Таня вздохнула:

– Может, ты меня впустишь? Или мы проведем этот замечательный вечер прямо здесь, на резиновом коврике?

– Ах да, извини.

Снимая ботинки под ее пристальным взглядом, Таня запуталась в шнурках.

– Сколько лет, сколько зим, – изрекла мама. – Уже месяц обещала приехать.

– Не месяц, а десять дней.

На кухне мама уселась за стол, оперлась на него локтями и положила голову в ладони. Щеки ее при этом приподнялись, и глаза получились узкими и смешными. Мама приготовилась слушать.

Таня, чтобы потянуть время, подошла к плите и подняла крышку кастрюли. Там оказалась гречка, сильно пахнущая гречкой – и еще немного каким-то пластмассовым запахом. В сковороду она заглядывать не стала.

– Есть хочешь?

– Не очень. Может, чуть позже.

Таня села напротив.

– Что нового? – спросила мама.

– Ничего особенного.

– А все-таки?

– Я, как всегда, хотела покончить жизнь самоубийством, но передумала.

– Такими вещами не шутят! Как прошло собеседование?

– Неплохо. Меня вежливо слушали, поили чаем, кормили печеньем. Но я едва пригубила – решила хоть разок повести себя прилично.

Они помолчали.

– Нет, ну почему ты мне ничего не рассказываешь? – вдруг возмутилась мама. – Я тебе что, чужой человек?

– Да нечего рассказывать, мам. Ничего, что могло бы тебя заинтересовать: никаких пожаров, наводнений, а также предложений руки и сердца не было.

Даже если бы было… После шапки, после желтой шапки, делиться хоть чем-то стало невозможно.

Мама надула губы.

– Вот всегда ты была такая, с самого детства. Не как другие дети. Слова из тебя не вытянешь. Просто кошмар.

Она взяла из пачки сигарету и придвинула к себе пепельницу.

– Я всегда любила хулиганистых детей, бойких. А такие флегматичные, которые сидят на одном месте и никому не мешают, мне никогда не нравились. Вот ты как раз такой и была. Только ты еще была немножко заторможенной.

Сказано это было обычным маминым тоном: рассудительным и наполовину отсутствующим. Как будто она все время занималась чем-то более важным. Глаза ее, большие и очень светлого голубого оттенка, ничего не выражали – как осенние лужицы.

Таня вздохнула и тоже потянулась за сигаретой. Она вспомнила, как в прошлом году случайно подслушала разговор между мамой и Лизой. Тогда они сидели здесь, за столом, не зная, что Таня вошла в прихожую и надолго зачиталась там старым журналом. Мама говорила:

– Ты меня, Лизка, прости, что я тебя ругала все время за твои похождения… Я только теперь поняла, что лучше уж так, чем…

Тут она понизила голос:

– Вот Таня действительно меня беспокоит. Я прямо боюсь… в тихом омуте сама знаешь что. Она все молчит, вся такая странная. Кто знает, что она может выкинуть.

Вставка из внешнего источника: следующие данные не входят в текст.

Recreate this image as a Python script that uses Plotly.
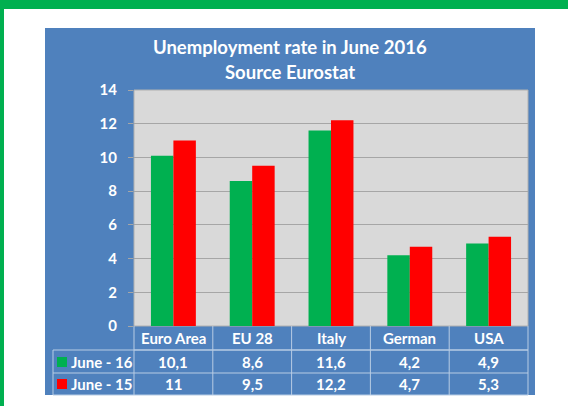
import plotly.graph_objects as go

categories = ["Euro Area", "EU 28", "Italy", "German", "USA"]
june16 = [10.1, 8.6, 11.6, 4.2, 4.9]
june15 = [11.0, 9.5, 12.2, 4.7, 5.3]
series_names = ["June - 16", "June - 15"]
labels16 = ["10,1", "8,6", "11,6", "4,2", "4,9"]
labels15 = ["11", "9,5", "12,2", "4,7", "5,3"]
yticks = [0, 2, 4, 6, 8, 10, 12, 14]

W, H = 568, 406
L, R, T, B = 134, 40, 90, 80
PW, PH = W - L - R, H - T - B

GREEN = "#00b050"
RED = "#ff0000"
BLUE = "#4f81bd"
GRID_BG = "#d9d9d9"
FONT = "Lato, 'Open Sans', sans-serif"


def px(x):
    return (x - L) / PW


def py(y):
    return (H - B - y) / PH


fig = go.Figure()
fig.add_trace(go.Bar(x=categories, y=june16, name=series_names[0],
                     marker=dict(color=GREEN, line=dict(width=0))))
fig.add_trace(go.Bar(x=categories, y=june15, name=series_names[1],
                     marker=dict(color=RED, line=dict(width=0))))

shapes = []
# outer green frame
shapes.append(dict(type="rect", xref="paper", yref="paper", x0=px(0), x1=px(W), y0=py(0), y1=py(9),
                   fillcolor=GREEN, line=dict(width=0), layer="below"))
shapes.append(dict(type="rect", xref="paper", yref="paper", x0=px(0), x1=px(4), y0=py(0), y1=py(H),
                   fillcolor=GREEN, line=dict(width=0), layer="below"))
# blue panel
shapes.append(dict(type="rect", xref="paper", yref="paper", x0=px(45), x1=px(535), y0=py(28), y1=py(395),
                   fillcolor=BLUE, line=dict(width=0), layer="below"))
# gray plot area
shapes.append(dict(type="rect", xref="paper", yref="paper", x0=0, x1=1, y0=0, y1=1,
                   fillcolor=GRID_BG, line=dict(color="#b0b0b0", width=1), layer="below"))

# table lines
LINE = dict(color="#b8cce4", width=1)
row_y = [326, 350, 373, 395]
col_x = [L + i * PW / len(categories) for i in range(len(categories) + 1)]
shapes.append(dict(type="line", xref="paper", yref="paper", x0=px(L), x1=px(528), y0=py(350), y1=py(350), line=LINE))
for yy in row_y[1:]:
    shapes.append(dict(type="line", xref="paper", yref="paper", x0=px(53), x1=px(528), y0=py(yy), y1=py(yy), line=LINE))
shapes.append(dict(type="line", xref="paper", yref="paper", x0=px(53), x1=px(53), y0=py(350), y1=py(395), line=LINE))
for xx in col_x:
    shapes.append(dict(type="line", xref="paper", yref="paper", x0=px(xx), x1=px(xx), y0=py(326), y1=py(395), line=LINE))
# legend squares
for yc, col in zip([362, 384], [GREEN, RED]):
    shapes.append(dict(type="rect", xref="paper", yref="paper", x0=px(57), x1=px(67), y0=py(yc - 5), y1=py(yc + 5),
                       fillcolor=col, line=dict(width=0)))

annotations = []
tf = dict(family=FONT, size=15, color="white", weight="bold")
for i, c in enumerate(categories):
    xc = px((col_x[i] + col_x[i + 1]) / 2)
    annotations.append(dict(x=xc, y=py(338), xref="paper", yref="paper", text=c, showarrow=False,
                            font=tf, xanchor="center", yanchor="middle"))
    annotations.append(dict(x=xc, y=py(362), xref="paper", yref="paper", text=labels16[i], showarrow=False,
                            font=tf, xanchor="center", yanchor="middle"))
    annotations.append(dict(x=xc, y=py(384), xref="paper", yref="paper", text=labels15[i], showarrow=False,
                            font=tf, xanchor="center", yanchor="middle"))
for yc, name in zip([362, 384], series_names):
    annotations.append(dict(x=px(69), y=py(yc), xref="paper", yref="paper", text=name, showarrow=False,
                            font=tf, xanchor="left", yanchor="middle"))
# title
TF = dict(family=FONT, size=18.5, color="white", weight="bold")
annotations.append(dict(x=px(290), y=py(47), xref="paper", yref="paper",
                        text="Unemployment rate in June 2016", showarrow=False,
                        font=TF, xanchor="center", yanchor="middle"))
annotations.append(dict(x=px(290), y=py(72), xref="paper", yref="paper",
                        text="Source Eurostat", showarrow=False,
                        font=TF, xanchor="center", yanchor="middle"))

fig.update_layout(
    width=W, height=H,
    margin=dict(l=L, r=R, t=T, b=B, pad=0),
    paper_bgcolor="white",
    plot_bgcolor=GRID_BG,
    barmode="group",
    bargap=0.43,
    bargroupgap=0,
    showlegend=False,
    shapes=shapes,
    annotations=annotations,
    xaxis=dict(showticklabels=False, showgrid=False, zeroline=False, showline=False, ticks=""),
    yaxis=dict(range=[0, 14], tickvals=yticks, showgrid=True, gridcolor="#a6a6a6", gridwidth=1,
               zeroline=False, showline=False, ticks="outside", ticklen=5, tickcolor="#a6a6a6",
               tickfont=dict(family=FONT, size=15, color="white", weight="bold"),
               ticklabelstandoff=8),
)

fig.write_html("out.html", config={"displayModeBar": False},
               post_script="document.body.style.margin='0';document.body.style.overflow='hidden';")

Таня тогда даже спину выпрямила. Отчего-то почувствовала себя очень значительной.

Вскоре умерла бабушка с маминой стороны и оставила им всем однокомнатную квартиру. На семейном совете решено было отдать ее Тане. Лиза сначала страшно разгневалась и пыталась если не забрать ее себе целиком, то хотя бы поселиться вместе с сестрой. Но затем поразмыслила и решила, что еще не известно, кому из них повезло.


Таня не сразу узнала появившуюся из ванной фигуру, завернутую в махровое полотенце и вытирающую мокрые волосы его краем. Сестра замерла на мгновение, и выражение ее лица в эту секунду было не очень осмысленным. Затем она процедила сквозь зубы:

– Кого я вижу.

– Привет, самая обаятельная и привлекательная, – Таня постаралась вложить в ответную реплику ровно столько же иронии, но это ей удалось не совсем.

Мама удовлетворенно разглядывала их обеих. Таня села подальше от сестры, так, чтобы можно было смотреть в окно. Лиза взяла яркий лак для ногтей и с увлечением окунулась в мир красоты и самоусовершенствования. Мама ухватилась за соседнюю баночку и тоже начала красить ногти. Таня стала незаметно раскачиваться на стуле.